* **Problem to solve**: Copy exactly the lines from the beginning of the data down to and including the line holding "fig = plt.figure(figsize=(W", without any pictures.

* **Available data**:

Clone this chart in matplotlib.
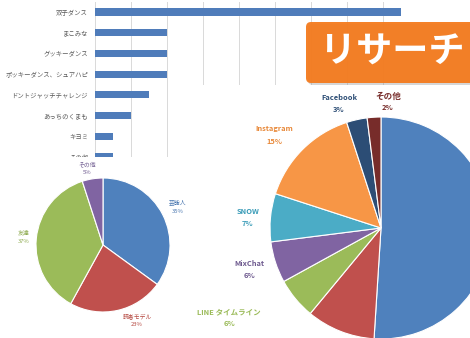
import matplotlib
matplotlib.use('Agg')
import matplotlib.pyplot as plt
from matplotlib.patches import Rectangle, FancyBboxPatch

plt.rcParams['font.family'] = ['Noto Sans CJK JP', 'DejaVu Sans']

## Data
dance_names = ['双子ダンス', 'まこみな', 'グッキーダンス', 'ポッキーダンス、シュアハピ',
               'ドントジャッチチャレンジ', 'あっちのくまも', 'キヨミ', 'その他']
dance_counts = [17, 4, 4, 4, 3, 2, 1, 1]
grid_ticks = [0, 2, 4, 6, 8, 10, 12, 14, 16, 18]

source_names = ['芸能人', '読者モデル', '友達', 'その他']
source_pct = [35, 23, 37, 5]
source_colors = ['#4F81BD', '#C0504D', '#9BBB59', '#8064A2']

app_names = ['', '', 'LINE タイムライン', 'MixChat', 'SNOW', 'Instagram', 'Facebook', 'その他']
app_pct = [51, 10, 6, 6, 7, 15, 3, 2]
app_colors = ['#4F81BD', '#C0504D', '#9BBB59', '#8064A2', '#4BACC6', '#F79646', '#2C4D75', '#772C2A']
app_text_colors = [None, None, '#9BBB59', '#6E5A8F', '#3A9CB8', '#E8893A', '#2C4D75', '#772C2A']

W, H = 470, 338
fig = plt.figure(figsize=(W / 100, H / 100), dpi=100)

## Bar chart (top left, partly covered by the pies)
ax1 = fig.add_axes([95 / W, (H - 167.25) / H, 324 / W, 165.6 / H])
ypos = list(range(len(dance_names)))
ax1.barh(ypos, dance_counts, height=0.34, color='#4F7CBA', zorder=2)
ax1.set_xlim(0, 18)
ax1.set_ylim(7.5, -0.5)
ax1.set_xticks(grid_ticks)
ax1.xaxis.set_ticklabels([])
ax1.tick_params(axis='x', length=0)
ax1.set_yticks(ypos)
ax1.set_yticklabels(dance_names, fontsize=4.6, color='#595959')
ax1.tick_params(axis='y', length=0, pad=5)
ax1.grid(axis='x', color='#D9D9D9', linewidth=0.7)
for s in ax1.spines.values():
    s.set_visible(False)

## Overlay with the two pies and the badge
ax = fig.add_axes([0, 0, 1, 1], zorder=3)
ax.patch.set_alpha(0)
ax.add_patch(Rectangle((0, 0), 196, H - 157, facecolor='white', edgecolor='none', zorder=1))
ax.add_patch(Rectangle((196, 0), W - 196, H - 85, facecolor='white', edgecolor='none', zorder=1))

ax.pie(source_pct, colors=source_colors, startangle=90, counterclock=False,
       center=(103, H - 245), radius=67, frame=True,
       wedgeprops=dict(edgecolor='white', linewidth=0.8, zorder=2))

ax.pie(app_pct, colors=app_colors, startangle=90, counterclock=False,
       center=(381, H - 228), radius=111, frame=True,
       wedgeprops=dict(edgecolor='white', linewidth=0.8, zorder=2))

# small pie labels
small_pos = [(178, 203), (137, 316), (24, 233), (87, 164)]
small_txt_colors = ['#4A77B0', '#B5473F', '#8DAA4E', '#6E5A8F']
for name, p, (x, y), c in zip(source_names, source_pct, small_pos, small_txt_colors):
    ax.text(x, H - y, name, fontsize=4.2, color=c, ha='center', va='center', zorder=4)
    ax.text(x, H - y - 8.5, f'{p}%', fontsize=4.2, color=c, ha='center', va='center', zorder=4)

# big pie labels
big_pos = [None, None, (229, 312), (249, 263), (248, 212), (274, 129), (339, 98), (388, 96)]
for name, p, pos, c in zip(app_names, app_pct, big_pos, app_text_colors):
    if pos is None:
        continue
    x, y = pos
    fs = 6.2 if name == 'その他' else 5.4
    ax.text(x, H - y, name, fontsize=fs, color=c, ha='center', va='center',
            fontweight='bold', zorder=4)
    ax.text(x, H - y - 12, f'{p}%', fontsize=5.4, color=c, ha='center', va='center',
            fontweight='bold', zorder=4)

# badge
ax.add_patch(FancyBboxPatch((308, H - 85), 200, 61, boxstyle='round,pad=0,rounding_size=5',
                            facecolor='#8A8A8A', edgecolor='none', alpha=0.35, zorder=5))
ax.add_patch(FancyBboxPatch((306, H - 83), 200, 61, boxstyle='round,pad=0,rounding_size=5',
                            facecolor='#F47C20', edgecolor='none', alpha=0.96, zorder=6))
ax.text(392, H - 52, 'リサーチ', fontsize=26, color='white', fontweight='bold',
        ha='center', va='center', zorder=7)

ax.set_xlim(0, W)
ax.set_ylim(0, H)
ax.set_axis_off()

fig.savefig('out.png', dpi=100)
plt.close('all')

* **Answer**:
Clone this chart in matplotlib.
import matplotlib
matplotlib.use('Agg')
import matplotlib.pyplot as plt
from matplotlib.patches import Rectangle, FancyBboxPatch

plt.rcParams['font.family'] = ['Noto Sans CJK JP', 'DejaVu Sans']

## Data
dance_names = ['双子ダンス', 'まこみな', 'グッキーダンス', 'ポッキーダンス、シュアハピ',
               'ドントジャッチチャレンジ', 'あっちのくまも', 'キヨミ', 'その他']
dance_counts = [17, 4, 4, 4, 3, 2, 1, 1]
grid_ticks = [0, 2, 4, 6, 8, 10, 12, 14, 16, 18]

source_names = ['芸能人', '読者モデル', '友達', 'その他']
source_pct = [35, 23, 37, 5]
source_colors = ['#4F81BD', '#C0504D', '#9BBB59', '#8064A2']

app_names = ['', '', 'LINE タイムライン', 'MixChat', 'SNOW', 'Instagram', 'Facebook', 'その他']
app_pct = [51, 10, 6, 6, 7, 15, 3, 2]
app_colors = ['#4F81BD', '#C0504D', '#9BBB59', '#8064A2', '#4BACC6', '#F79646', '#2C4D75', '#772C2A']
app_text_colors = [None, None, '#9BBB59', '#6E5A8F', '#3A9CB8', '#E8893A', '#2C4D75', '#772C2A']

W, H = 470, 338
fig = plt.figure(figsize=(W / 100, H / 100), dpi=100)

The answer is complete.